2. On Getting Resourceful
After he left the record label and became a full-time songwriter, Robbins recalls one year when he was struggling financially and had to get creative to make money to afford Christmas presents. Using his social media platform, he sent a message to his followers saying that for $100, he would write and record a song with their name in it along with personal facts. Over the course of one weekend, he churned out 15 videos and was able to buy Christmas presents for his family and friends.
“When you have a gift Laura, you have to nurture it,” Robbins jokes in response to Veltz noting that he’s famous for doing this and that she’s gotten personalized ring tones from Robbins.
3. On Experiencing”Imposter Syndrome”
During the early days of his career, Robbins had the reputation of being a “track guy,” meaning a person who works solely in front of a computer to write and create songs. Robbins garnered this term after he purchased Pro Tools, a music-making software.

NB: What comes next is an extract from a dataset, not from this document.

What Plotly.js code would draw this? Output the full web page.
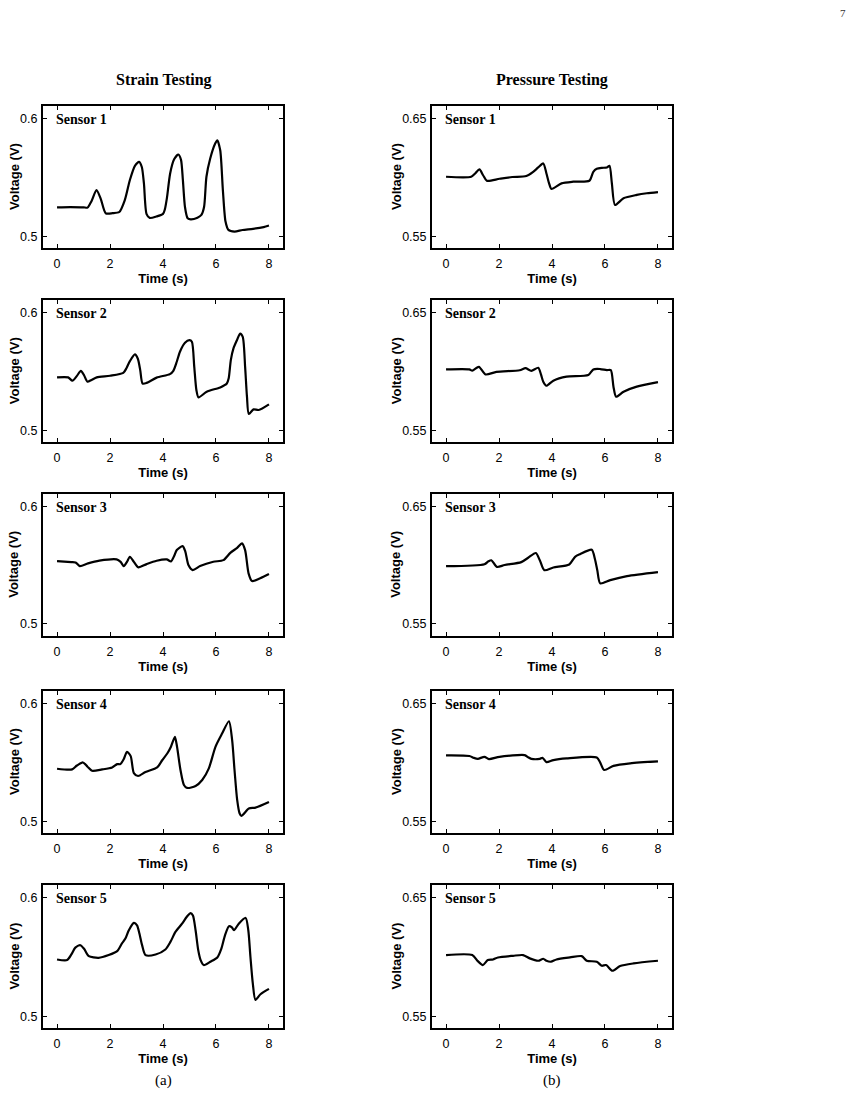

“I was one of a handful of guys doing that,” he says, admitting he was “convinced that everybody was going to figure out that I didn’t know what I was doing, especially when they started asking me to produce records and I had no idea what I was doing. I still feel that way about everything.”
Veltz notes that imposter syndrome is the “nature of songwriters.” “I think we all have imposter syndrome–I think we’re all like, ‘When are they going to figure us out?’” she says, with co-host Hackney stating that he also deals with imposter syndrome. “What a unifying thing, if we all feel that then no one should feel left out, which is an ironic thing in that moment,” Veltz responds.
4. On When the Hits (Don’t) Keep Coming
Robbins hit a winning streak when he became a full-time songwriter, achieving the rare feat of writing five No. 1 hits in the first 18 months of signing a publishing deal. Those hits include Blake Shelton’s “Sure Be Cool If You Did,” Thomas Rhett’s “It Goes Like This” and Jake Owen’s “Beachin’.” He also received a CMA Triple Play Award in 2014, an award for songwriters who write three No. 1 songs in the span of a year.
But Robbins hit a wall in 2015 when he didn’t have any No. 1 hits. He recalls that time “being very difficult for me. “At that point, all I had known was No. 1 songs,” he chuckles, as the first five singles he wrote went to No. 1 on the country charts. “But my perspective had changed so much and my expectations. It was a really hard thing for me, very humbling…I was very down.”
5. On the Value of a “Bad Writing Year”
Robbins explains how his self-described “bad writing year” coincided with a “bad life year,” as he and his fiancee had broken up, and that he’d experienced a financial blow due to buying her an expensive ring. But he looks back on the challenging experience with a fresh set of eyes and sees the value in his setbacks.
“I now feel that certain writers could use a bad year,” he states. “It can realign your perspective a little bit if you’re getting a little big for your britches or jaded and a little bitter about the whole industry because I came out on the other side of it excited again.”
By staying the course, Robbins observes that life “got better and more hits came,” his name behind Jason Aldean’s 2016 single “Lights Come On,” Kelsea Ballerini and Kenny Chesney’s No. 1 hit “Half of My Hometown,” cuts by Dan + Shay and much more success.
Robbins notes he’s proof that “you get waves as a writer, if you’re strong and you stay in it, you’ll get another one,” he says. “And that’s the whole deal; just riding it.”